Raw data:
----------
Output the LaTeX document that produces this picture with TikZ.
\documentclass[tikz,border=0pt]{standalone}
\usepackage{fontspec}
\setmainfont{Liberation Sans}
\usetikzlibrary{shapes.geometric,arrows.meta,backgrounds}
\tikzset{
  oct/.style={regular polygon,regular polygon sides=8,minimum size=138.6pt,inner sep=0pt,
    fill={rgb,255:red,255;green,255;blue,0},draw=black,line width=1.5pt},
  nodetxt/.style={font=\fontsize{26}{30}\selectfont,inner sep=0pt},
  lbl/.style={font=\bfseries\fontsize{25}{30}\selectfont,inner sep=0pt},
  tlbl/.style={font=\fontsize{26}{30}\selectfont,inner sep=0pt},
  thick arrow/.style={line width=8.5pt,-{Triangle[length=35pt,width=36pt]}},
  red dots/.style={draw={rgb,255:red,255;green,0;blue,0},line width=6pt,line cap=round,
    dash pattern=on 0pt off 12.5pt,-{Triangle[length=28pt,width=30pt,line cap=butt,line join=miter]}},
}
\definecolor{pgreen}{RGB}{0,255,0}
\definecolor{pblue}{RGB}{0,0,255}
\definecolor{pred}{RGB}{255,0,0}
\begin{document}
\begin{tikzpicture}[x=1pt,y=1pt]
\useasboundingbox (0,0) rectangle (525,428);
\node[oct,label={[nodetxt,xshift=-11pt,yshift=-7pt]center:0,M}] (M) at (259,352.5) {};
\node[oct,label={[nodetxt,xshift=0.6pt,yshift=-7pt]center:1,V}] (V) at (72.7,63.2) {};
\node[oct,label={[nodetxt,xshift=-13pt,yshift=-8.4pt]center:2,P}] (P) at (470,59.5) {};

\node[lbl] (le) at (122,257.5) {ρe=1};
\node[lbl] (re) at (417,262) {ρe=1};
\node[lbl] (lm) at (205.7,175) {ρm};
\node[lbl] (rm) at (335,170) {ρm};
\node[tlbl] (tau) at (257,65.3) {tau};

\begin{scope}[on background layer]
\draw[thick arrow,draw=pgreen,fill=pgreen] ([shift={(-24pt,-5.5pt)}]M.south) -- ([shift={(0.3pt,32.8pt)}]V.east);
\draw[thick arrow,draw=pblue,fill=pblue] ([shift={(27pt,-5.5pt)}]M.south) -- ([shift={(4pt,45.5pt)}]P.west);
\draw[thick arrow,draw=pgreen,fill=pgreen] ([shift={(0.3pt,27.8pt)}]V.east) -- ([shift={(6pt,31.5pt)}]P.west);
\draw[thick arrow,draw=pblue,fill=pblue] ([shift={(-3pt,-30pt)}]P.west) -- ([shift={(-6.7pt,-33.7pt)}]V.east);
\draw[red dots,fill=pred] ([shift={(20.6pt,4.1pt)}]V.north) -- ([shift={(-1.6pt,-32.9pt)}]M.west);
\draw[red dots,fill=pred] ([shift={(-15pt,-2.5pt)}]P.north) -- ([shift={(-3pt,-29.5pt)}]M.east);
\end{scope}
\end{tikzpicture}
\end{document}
----------
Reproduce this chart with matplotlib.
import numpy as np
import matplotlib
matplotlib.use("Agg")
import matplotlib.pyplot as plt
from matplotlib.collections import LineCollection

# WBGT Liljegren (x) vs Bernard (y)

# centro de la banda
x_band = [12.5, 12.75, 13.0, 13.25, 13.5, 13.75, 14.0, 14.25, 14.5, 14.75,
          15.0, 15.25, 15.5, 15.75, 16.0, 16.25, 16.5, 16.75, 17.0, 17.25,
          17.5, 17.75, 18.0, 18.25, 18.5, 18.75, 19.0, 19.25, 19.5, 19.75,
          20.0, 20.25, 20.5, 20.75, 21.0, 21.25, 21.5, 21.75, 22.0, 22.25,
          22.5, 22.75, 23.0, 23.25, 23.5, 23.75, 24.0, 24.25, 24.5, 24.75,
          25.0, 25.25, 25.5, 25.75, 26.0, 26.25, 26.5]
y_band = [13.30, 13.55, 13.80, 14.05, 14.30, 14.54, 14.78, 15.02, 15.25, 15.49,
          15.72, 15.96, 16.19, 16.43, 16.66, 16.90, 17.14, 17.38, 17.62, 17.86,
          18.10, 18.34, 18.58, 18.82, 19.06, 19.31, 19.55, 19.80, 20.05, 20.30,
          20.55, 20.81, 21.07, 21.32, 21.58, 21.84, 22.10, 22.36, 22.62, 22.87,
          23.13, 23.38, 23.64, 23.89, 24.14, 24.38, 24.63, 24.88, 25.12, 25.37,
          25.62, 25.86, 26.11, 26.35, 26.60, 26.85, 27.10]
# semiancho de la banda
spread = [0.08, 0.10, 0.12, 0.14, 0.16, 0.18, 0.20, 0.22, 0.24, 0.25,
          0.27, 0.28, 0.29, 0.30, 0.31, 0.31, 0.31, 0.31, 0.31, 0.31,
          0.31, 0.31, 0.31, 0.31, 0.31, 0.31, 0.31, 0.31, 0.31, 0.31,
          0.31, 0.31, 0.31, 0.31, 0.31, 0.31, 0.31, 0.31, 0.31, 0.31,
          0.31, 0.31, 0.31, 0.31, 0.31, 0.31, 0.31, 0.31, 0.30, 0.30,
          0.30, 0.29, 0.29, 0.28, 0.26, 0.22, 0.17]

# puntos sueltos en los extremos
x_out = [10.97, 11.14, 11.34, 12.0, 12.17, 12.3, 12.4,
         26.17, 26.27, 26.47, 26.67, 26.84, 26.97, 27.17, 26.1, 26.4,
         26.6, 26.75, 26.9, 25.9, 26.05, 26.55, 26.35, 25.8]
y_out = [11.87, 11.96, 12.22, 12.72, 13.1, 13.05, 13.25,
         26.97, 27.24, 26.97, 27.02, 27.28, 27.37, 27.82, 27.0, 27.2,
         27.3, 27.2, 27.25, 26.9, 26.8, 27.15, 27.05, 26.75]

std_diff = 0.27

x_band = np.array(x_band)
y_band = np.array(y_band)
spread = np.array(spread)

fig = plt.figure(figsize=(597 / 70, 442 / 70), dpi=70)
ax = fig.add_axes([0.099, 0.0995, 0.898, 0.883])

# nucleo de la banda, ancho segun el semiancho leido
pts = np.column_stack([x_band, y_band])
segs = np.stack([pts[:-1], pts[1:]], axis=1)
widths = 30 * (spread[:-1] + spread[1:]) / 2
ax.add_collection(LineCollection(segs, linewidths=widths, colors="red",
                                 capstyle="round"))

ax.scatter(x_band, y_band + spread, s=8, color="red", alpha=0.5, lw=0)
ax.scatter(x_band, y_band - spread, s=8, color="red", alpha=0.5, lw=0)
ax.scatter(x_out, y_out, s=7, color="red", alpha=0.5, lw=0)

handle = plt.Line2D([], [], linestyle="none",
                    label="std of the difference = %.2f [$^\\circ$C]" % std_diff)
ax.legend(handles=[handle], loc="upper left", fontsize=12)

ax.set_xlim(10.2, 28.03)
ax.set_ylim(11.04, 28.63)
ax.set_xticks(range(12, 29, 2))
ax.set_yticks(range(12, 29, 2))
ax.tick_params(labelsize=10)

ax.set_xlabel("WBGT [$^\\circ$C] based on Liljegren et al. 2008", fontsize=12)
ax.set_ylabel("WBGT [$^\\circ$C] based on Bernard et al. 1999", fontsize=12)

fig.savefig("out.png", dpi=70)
----------
Transcribe the lines above from the one with "Reproduce this chart with matplotlib." through the one with "std_diff = 0.27". Include both ends and leave out every other line.

Task response:
Reproduce this chart with matplotlib.
import numpy as np
import matplotlib
matplotlib.use("Agg")
import matplotlib.pyplot as plt
from matplotlib.collections import LineCollection

# WBGT Liljegren (x) vs Bernard (y)

# centro de la banda
x_band = [12.5, 12.75, 13.0, 13.25, 13.5, 13.75, 14.0, 14.25, 14.5, 14.75,
          15.0, 15.25, 15.5, 15.75, 16.0, 16.25, 16.5, 16.75, 17.0, 17.25,
          17.5, 17.75, 18.0, 18.25, 18.5, 18.75, 19.0, 19.25, 19.5, 19.75,
          20.0, 20.25, 20.5, 20.75, 21.0, 21.25, 21.5, 21.75, 22.0, 22.25,
          22.5, 22.75, 23.0, 23.25, 23.5, 23.75, 24.0, 24.25, 24.5, 24.75,
          25.0, 25.25, 25.5, 25.75, 26.0, 26.25, 26.5]
y_band = [13.30, 13.55, 13.80, 14.05, 14.30, 14.54, 14.78, 15.02, 15.25, 15.49,
          15.72, 15.96, 16.19, 16.43, 16.66, 16.90, 17.14, 17.38, 17.62, 17.86,
          18.10, 18.34, 18.58, 18.82, 19.06, 19.31, 19.55, 19.80, 20.05, 20.30,
          20.55, 20.81, 21.07, 21.32, 21.58, 21.84, 22.10, 22.36, 22.62, 22.87,
          23.13, 23.38, 23.64, 23.89, 24.14, 24.38, 24.63, 24.88, 25.12, 25.37,
          25.62, 25.86, 26.11, 26.35, 26.60, 26.85, 27.10]
# semiancho de la banda
spread = [0.08, 0.10, 0.12, 0.14, 0.16, 0.18, 0.20, 0.22, 0.24, 0.25,
          0.27, 0.28, 0.29, 0.30, 0.31, 0.31, 0.31, 0.31, 0.31, 0.31,
          0.31, 0.31, 0.31, 0.31, 0.31, 0.31, 0.31, 0.31, 0.31, 0.31,
          0.31, 0.31, 0.31, 0.31, 0.31, 0.31, 0.31, 0.31, 0.31, 0.31,
          0.31, 0.31, 0.31, 0.31, 0.31, 0.31, 0.31, 0.31, 0.30, 0.30,
          0.30, 0.29, 0.29, 0.28, 0.26, 0.22, 0.17]

# puntos sueltos en los extremos
x_out = [10.97, 11.14, 11.34, 12.0, 12.17, 12.3, 12.4,
         26.17, 26.27, 26.47, 26.67, 26.84, 26.97, 27.17, 26.1, 26.4,
         26.6, 26.75, 26.9, 25.9, 26.05, 26.55, 26.35, 25.8]
y_out = [11.87, 11.96, 12.22, 12.72, 13.1, 13.05, 13.25,
         26.97, 27.24, 26.97, 27.02, 27.28, 27.37, 27.82, 27.0, 27.2,
         27.3, 27.2, 27.25, 26.9, 26.8, 27.15, 27.05, 26.75]

std_diff = 0.27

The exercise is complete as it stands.